___ INFORMATION PROVIDED ___

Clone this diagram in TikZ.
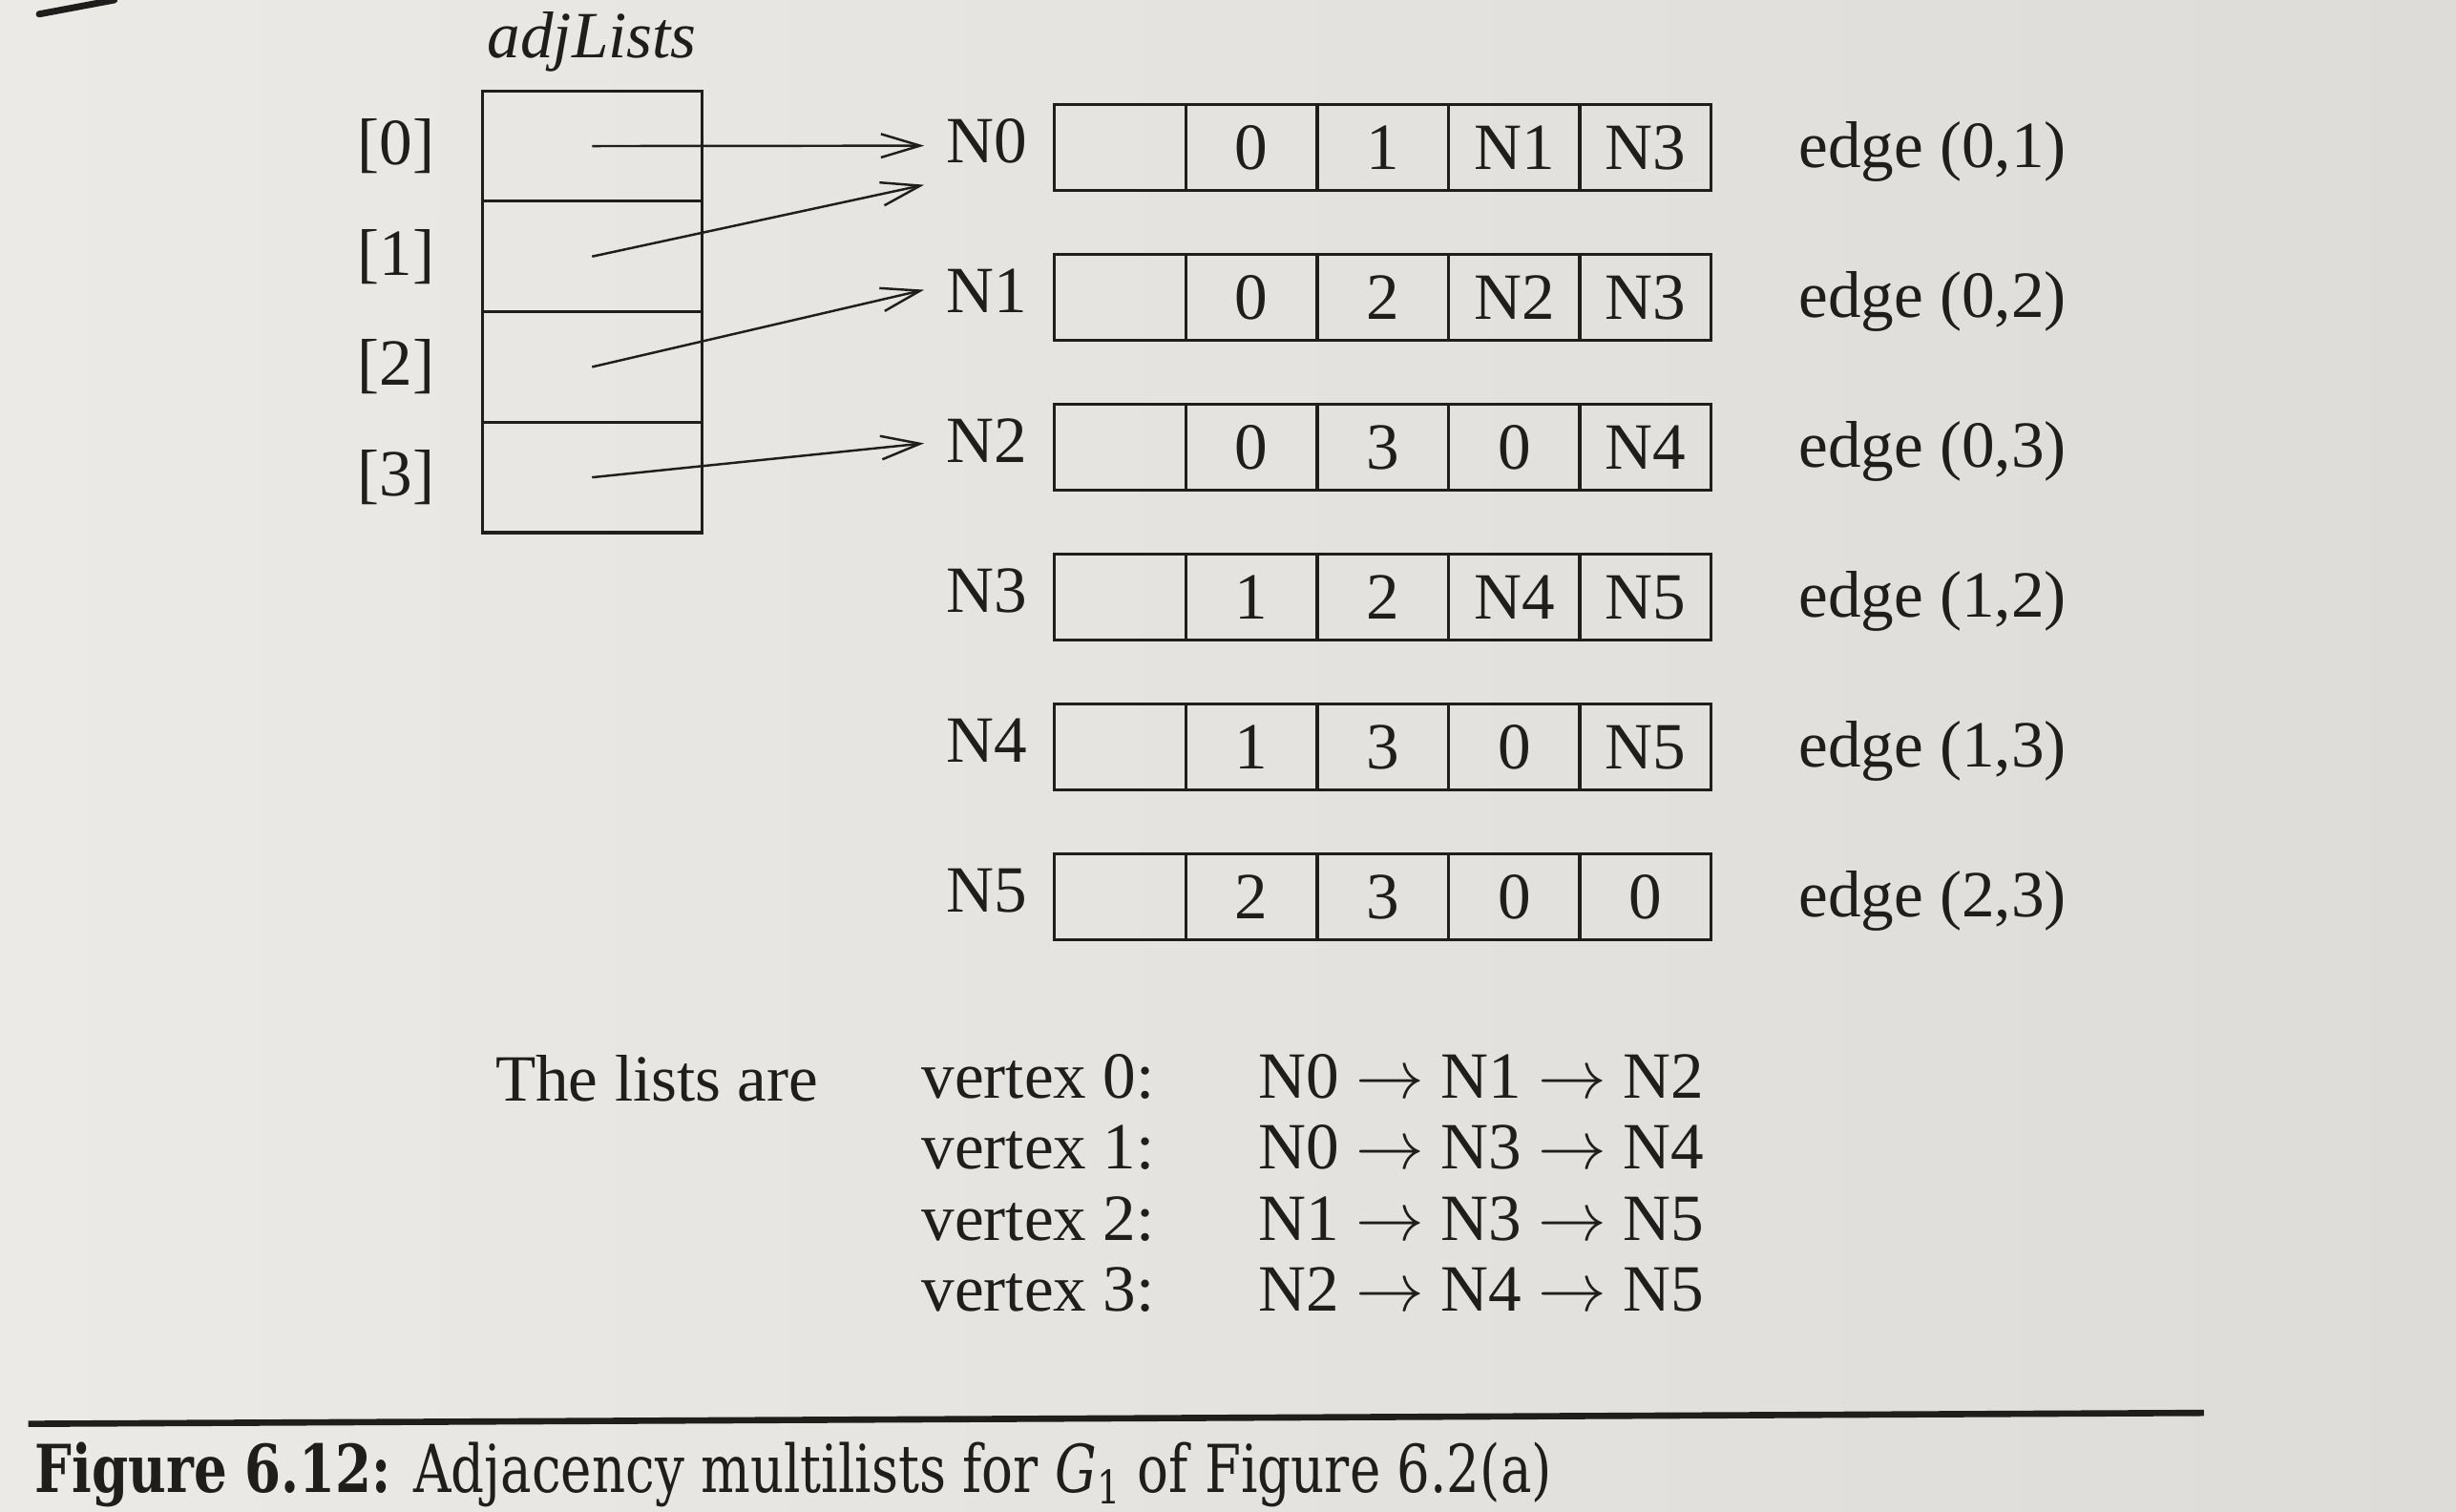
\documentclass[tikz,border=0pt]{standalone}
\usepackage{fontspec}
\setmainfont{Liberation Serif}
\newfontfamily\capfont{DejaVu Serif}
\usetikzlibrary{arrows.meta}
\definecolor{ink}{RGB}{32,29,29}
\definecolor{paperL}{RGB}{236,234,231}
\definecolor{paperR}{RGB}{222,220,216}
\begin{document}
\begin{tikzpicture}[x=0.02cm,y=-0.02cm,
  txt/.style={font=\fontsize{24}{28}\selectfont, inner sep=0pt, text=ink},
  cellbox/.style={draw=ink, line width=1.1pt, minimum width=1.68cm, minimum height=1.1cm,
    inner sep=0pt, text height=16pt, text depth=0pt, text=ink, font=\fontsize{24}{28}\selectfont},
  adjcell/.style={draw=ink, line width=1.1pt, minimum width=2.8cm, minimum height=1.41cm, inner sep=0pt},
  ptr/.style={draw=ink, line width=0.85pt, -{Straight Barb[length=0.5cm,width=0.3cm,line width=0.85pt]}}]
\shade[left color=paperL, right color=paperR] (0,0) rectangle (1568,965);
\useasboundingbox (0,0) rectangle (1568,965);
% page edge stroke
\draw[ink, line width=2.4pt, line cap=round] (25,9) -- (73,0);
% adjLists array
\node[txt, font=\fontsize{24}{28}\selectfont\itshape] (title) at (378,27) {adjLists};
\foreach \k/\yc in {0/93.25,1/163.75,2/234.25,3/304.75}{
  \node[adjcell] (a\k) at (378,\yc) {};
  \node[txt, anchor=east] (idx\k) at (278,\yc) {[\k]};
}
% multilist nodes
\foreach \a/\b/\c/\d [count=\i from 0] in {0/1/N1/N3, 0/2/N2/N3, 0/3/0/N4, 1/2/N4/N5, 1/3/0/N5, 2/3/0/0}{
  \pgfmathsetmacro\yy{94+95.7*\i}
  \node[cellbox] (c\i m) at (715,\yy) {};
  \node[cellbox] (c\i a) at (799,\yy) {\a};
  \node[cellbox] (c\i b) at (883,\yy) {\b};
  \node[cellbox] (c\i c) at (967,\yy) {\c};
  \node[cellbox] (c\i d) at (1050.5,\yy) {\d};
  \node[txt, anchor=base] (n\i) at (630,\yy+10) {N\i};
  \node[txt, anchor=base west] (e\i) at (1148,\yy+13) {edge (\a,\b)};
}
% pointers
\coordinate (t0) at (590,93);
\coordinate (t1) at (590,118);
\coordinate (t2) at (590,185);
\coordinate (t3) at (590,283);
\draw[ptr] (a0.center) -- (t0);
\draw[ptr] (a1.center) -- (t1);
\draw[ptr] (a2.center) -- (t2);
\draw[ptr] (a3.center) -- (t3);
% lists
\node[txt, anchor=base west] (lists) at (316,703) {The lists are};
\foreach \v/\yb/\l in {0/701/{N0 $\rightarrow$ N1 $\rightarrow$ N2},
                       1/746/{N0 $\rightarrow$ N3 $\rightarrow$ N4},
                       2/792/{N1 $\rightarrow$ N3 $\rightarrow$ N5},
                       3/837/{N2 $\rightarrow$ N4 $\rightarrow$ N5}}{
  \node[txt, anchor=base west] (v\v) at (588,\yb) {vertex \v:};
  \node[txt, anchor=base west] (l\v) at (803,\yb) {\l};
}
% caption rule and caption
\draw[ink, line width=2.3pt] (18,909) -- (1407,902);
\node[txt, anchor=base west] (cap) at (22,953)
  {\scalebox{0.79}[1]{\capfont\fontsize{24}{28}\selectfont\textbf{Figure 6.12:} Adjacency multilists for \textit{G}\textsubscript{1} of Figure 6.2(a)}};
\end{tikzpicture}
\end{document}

___

REQUIREMENTS |
Restate the whole listing above exactly, except for its images.

THE OUTPUT |
Clone this diagram in TikZ.
\documentclass[tikz,border=0pt]{standalone}
\usepackage{fontspec}
\setmainfont{Liberation Serif}
\newfontfamily\capfont{DejaVu Serif}
\usetikzlibrary{arrows.meta}
\definecolor{ink}{RGB}{32,29,29}
\definecolor{paperL}{RGB}{236,234,231}
\definecolor{paperR}{RGB}{222,220,216}
\begin{document}
\begin{tikzpicture}[x=0.02cm,y=-0.02cm,
  txt/.style={font=\fontsize{24}{28}\selectfont, inner sep=0pt, text=ink},
  cellbox/.style={draw=ink, line width=1.1pt, minimum width=1.68cm, minimum height=1.1cm,
    inner sep=0pt, text height=16pt, text depth=0pt, text=ink, font=\fontsize{24}{28}\selectfont},
  adjcell/.style={draw=ink, line width=1.1pt, minimum width=2.8cm, minimum height=1.41cm, inner sep=0pt},
  ptr/.style={draw=ink, line width=0.85pt, -{Straight Barb[length=0.5cm,width=0.3cm,line width=0.85pt]}}]
\shade[left color=paperL, right color=paperR] (0,0) rectangle (1568,965);
\useasboundingbox (0,0) rectangle (1568,965);
% page edge stroke
\draw[ink, line width=2.4pt, line cap=round] (25,9) -- (73,0);
% adjLists array
\node[txt, font=\fontsize{24}{28}\selectfont\itshape] (title) at (378,27) {adjLists};
\foreach \k/\yc in {0/93.25,1/163.75,2/234.25,3/304.75}{
  \node[adjcell] (a\k) at (378,\yc) {};
  \node[txt, anchor=east] (idx\k) at (278,\yc) {[\k]};
}
% multilist nodes
\foreach \a/\b/\c/\d [count=\i from 0] in {0/1/N1/N3, 0/2/N2/N3, 0/3/0/N4, 1/2/N4/N5, 1/3/0/N5, 2/3/0/0}{
  \pgfmathsetmacro\yy{94+95.7*\i}
  \node[cellbox] (c\i m) at (715,\yy) {};
  \node[cellbox] (c\i a) at (799,\yy) {\a};
  \node[cellbox] (c\i b) at (883,\yy) {\b};
  \node[cellbox] (c\i c) at (967,\yy) {\c};
  \node[cellbox] (c\i d) at (1050.5,\yy) {\d};
  \node[txt, anchor=base] (n\i) at (630,\yy+10) {N\i};
  \node[txt, anchor=base west] (e\i) at (1148,\yy+13) {edge (\a,\b)};
}
% pointers
\coordinate (t0) at (590,93);
\coordinate (t1) at (590,118);
\coordinate (t2) at (590,185);
\coordinate (t3) at (590,283);
\draw[ptr] (a0.center) -- (t0);
\draw[ptr] (a1.center) -- (t1);
\draw[ptr] (a2.center) -- (t2);
\draw[ptr] (a3.center) -- (t3);
% lists
\node[txt, anchor=base west] (lists) at (316,703) {The lists are};
\foreach \v/\yb/\l in {0/701/{N0 $\rightarrow$ N1 $\rightarrow$ N2},
                       1/746/{N0 $\rightarrow$ N3 $\rightarrow$ N4},
                       2/792/{N1 $\rightarrow$ N3 $\rightarrow$ N5},
                       3/837/{N2 $\rightarrow$ N4 $\rightarrow$ N5}}{
  \node[txt, anchor=base west] (v\v) at (588,\yb) {vertex \v:};
  \node[txt, anchor=base west] (l\v) at (803,\yb) {\l};
}
% caption rule and caption
\draw[ink, line width=2.3pt] (18,909) -- (1407,902);
\node[txt, anchor=base west] (cap) at (22,953)
  {\scalebox{0.79}[1]{\capfont\fontsize{24}{28}\selectfont\textbf{Figure 6.12:} Adjacency multilists for \textit{G}\textsubscript{1} of Figure 6.2(a)}};
\end{tikzpicture}
\end{document}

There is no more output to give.